A somewhat healthy version of Pizza topped with beautifully roasted autumn vegetables. This is delicious as a main, or cut into smaller squares as an appetizer/nibble.

Ingredients

For the crust:
  • 1 cup warm water (240ml)
  • 1 1/2 tsp yeast
  • 1 TBS liquid honey
  • 1 TBS olive oil
  • 2 1/2 cups strong flour (360g) plus more for kneading (can use part whole wheat)
  • 1 tsp salt
For the white pizza sauce:
  • 1 TBS butter
  • 3 TBS flour
  • 1 1/4 cups milk (280ml)
  • 1/2 tsp garlic powder
  • 1/4 tsp each dried oregano and dried basil
  • pinch hot pepper flakes
  • salt and black pepper to taste
  • 1/3 cup grated Parmesan cheese (60g)
For the roasted vegetables:
  • 1/2 small butternut squash, peeled, seeded and cut into wedges
  • 1 large red onion, peeled and cut into wedges
  • 1 medium sweet potato, peeled and cut into cubes
  • 1 TBS pesto
  • 2 TBS olive oil
  • 1 TBS liquid honey
  • 1/4 tsp garlic powder
  • 1/4 tsp ground cinnamon
  • salt and black pepper to taste
You will also need:
  • 2 cups grated four cheese Italian blend (245g)

Instructions

  1. To make the crust, place the warm water in a large bowl.
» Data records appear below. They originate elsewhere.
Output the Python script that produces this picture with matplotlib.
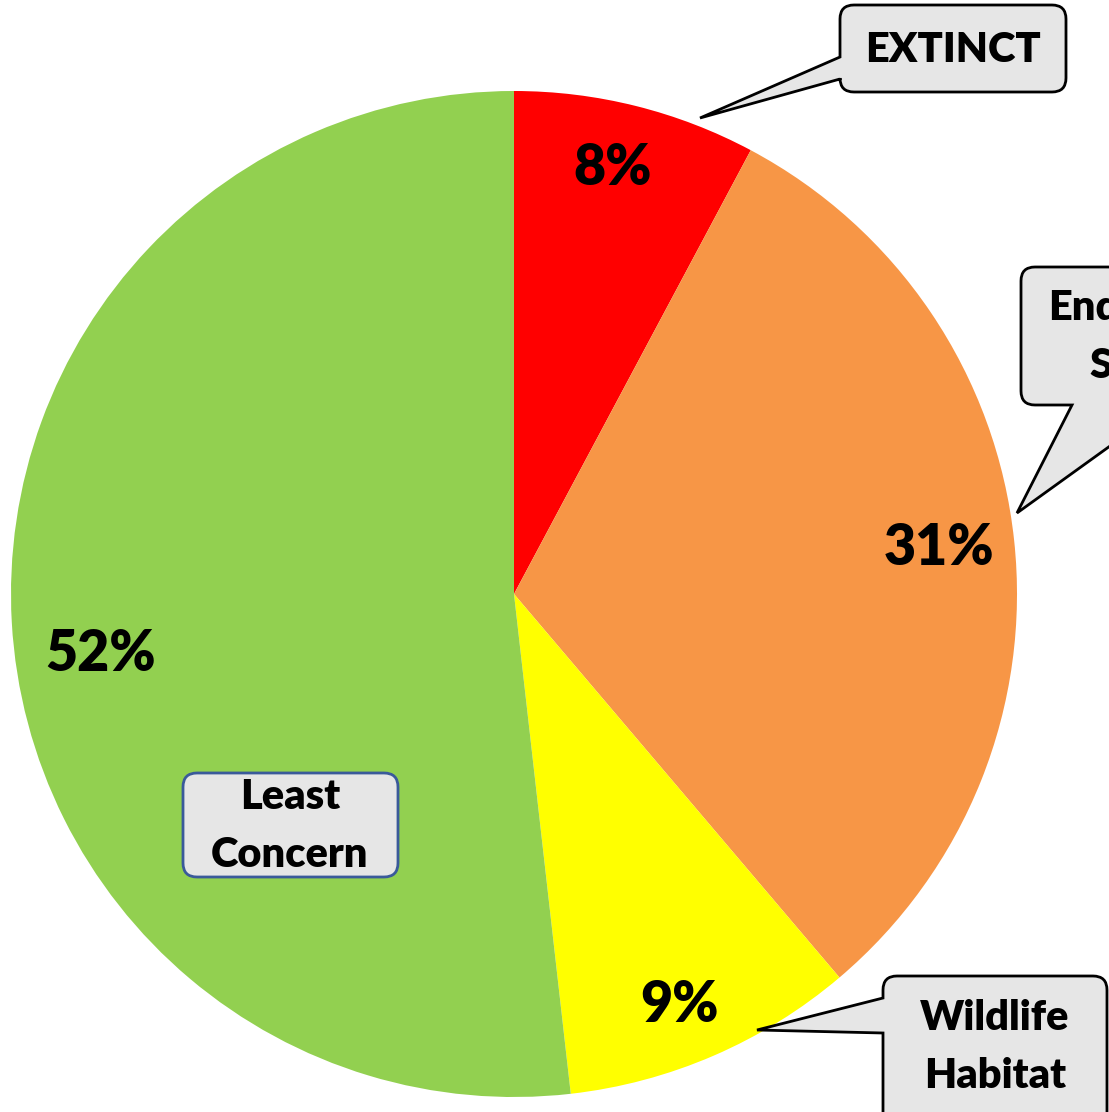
# Conservation status share - pie with speech-bubble callouts
import numpy as np
import matplotlib.pyplot as plt
from matplotlib.path import Path
from matplotlib.patches import PathPatch

plt.rcParams['font.family'] = ['Lato', 'DejaVu Sans']

# %% data
categories = ['EXTINCT', 'Endangered\nSpecies', 'Wildlife\nHabitat', 'Least\nConcern']
share = [7.8, 31.0, 9.4, 51.8]   # labels show rounded %
colors = ['#FF0000', '#F79646', '#FFFF00', '#92D050']

# label placement (radius, angle nudge in deg) for the % labels
pct_r = [0.87, 0.85, 0.88, 0.83]
pct_dt = [1.0, 0.0, -1.5, 5.0]

W, H = 1109, 1112
cx, cy, R = 514, 594, 503   # pie centre / radius in pixels


def bubble(ax, x0, y0, x1, y1, tip=None, side=None, a=None, b=None, r=14,
           fc='#E6E6E6', ec='black', lw=2.0):
    """Rounded box (pixel coords, y down) with an optional wedge pointer."""
    verts = [(x0 + r, y0), (x1 - r, y0), (x1, y0), (x1, y0 + r),
             (x1, y1 - r), (x1, y1), (x1 - r, y1)]
    codes = [Path.MOVETO, Path.LINETO, Path.CURVE3, Path.CURVE3,
             Path.LINETO, Path.CURVE3, Path.CURVE3]
    if side == 'bottom':
        verts += [(b, y1), tip, (a, y1)]
        codes += [Path.LINETO] * 3
    verts += [(x0 + r, y1), (x0, y1), (x0, y1 - r)]
    codes += [Path.LINETO, Path.CURVE3, Path.CURVE3]
    if side == 'left':
        verts += [(x0, b), tip, (x0, a)]
        codes += [Path.LINETO] * 3
    verts += [(x0, y0 + r), (x0, y0), (x0 + r, y0), (x0 + r, y0)]
    codes += [Path.LINETO, Path.CURVE3, Path.CURVE3, Path.CLOSEPOLY]
    ax.add_patch(PathPatch(Path(verts, codes), fc=fc, ec=ec, lw=lw,
                           joinstyle='miter'))


fig = plt.figure(figsize=(W / 100, H / 100), dpi=100)

# pie axes, scaled so the pie sits where it does in the original
ax = fig.add_axes([0, 0, 1, 1])
wedges, _ = ax.pie(share, colors=colors, startangle=90, counterclock=False,
                   radius=1.0, wedgeprops=dict(linewidth=0))
ax.set_xlim(-cx / R, (W - cx) / R)
ax.set_ylim((cy - H) / R, cy / R)
ax.set_aspect('equal')
ax.axis('off')

for w, v, rr, dt in zip(wedges, share, pct_r, pct_dt):
    mid = np.deg2rad((w.theta1 + w.theta2) / 2 + dt)
    ax.text(rr * np.cos(mid), rr * np.sin(mid), f'{v:.0f}%', ha='center',
            va='center', fontsize=40, fontweight='heavy', color='black')

# overlay axes in pixel coordinates for callouts
ov = fig.add_axes([0, 0, 1, 1])
ov.set_xlim(0, W)
ov.set_ylim(H, 0)
ov.axis('off')
ov.patch.set_alpha(0)

lab_kw = dict(ha='center', va='center', fontsize=30, fontweight='heavy',
              color='black', linespacing=1.65)

bubble(ov, 840, 5, 1066, 92, tip=(700, 118), side='left', a=57, b=79)
ov.text(953, 50, categories[0], **lab_kw)

bubble(ov, 1021, 267, 1300, 405, tip=(1017, 513), side='bottom', a=1072, b=1167)
ov.text(1160, 337, categories[1], **lab_kw)

bubble(ov, 883, 976, 1107, 1150, tip=(757, 1030), side='left', a=998, b=1033)
ov.text(995, 1047, categories[2], **lab_kw)

bubble(ov, 183, 773, 398, 877, ec='#3A5A9A', lw=2.0)
ov.text(290, 826, categories[3], **lab_kw)

fig.savefig('out.png', dpi=100)
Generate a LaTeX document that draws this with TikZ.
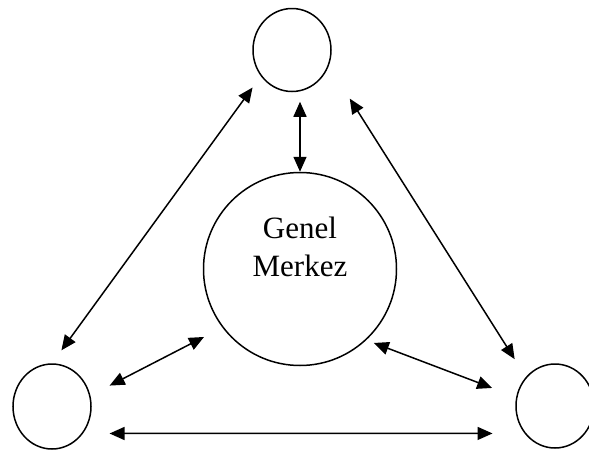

Stir in the honey and sprinkle the yeast over top. Allow to sit for several minutes to proof the yeast. (about 5 minutes)
  2. Whisk the flour and salt together. Stir the yeast to dissolve and then stir in the flour mixture and the olive oil.
  3. Mix together well, at first with a wooden spoon and then with your hands. Knead until smooth and elastic, about 5 to 6 minutes.
  4. Place in a lightly oiled clean bowl, turning once to coat it with the oil. Cover and allow to rise for 20 minutes before knocking down and proceeding.
  5. While the crust is rising you can roast your vegetables. Preheat the oven to 220*C/425*F/ gas mark 6. Line a large baking tray with some aluminum foil. Spray with low fat cooking spray.
  6. Toss the vegetables together in a bowl along with the pesto, olive oil, honey cinnamon, garlic powder, and salt & pepper to taste.
  7. Spread the vegetables out in a single layer on the prepared baking tray. Roast in the preheated oven for 20 to 25 minutes until soft and slightly caramelized.
  8. To make the white sauce, melt the butter in a medium saucepan over moderate heat. Whisk in the flour. It will be stiff.
  9. Slowly whisk in the milk, whisking constantly. Cook, stirring continuously until the mixture bubbles and thickens.
  10. Whisk in the remaining ingredients. Cook on low for about 2 minutes to cook out any flour taste. Set aside to cool.
  11. To assemble the pizza(s) oil one large baking sheet, or two smaller pizza pans.
  12. Spread the crust out to fill the pan(s).
  13. Spread the white sauce over top of the crust and top with the grated cheese. Lay the roasted vegetables on top in a decorative manner.
  14. Bake in the preheated oven (425*F/220*C/gas mark 7) for 30 to 35 minutes until the crust is golden brown on the bottom, the cheese has melted, and everything is heated through wonderfully.
  15. Cut into slices or wedges to serve.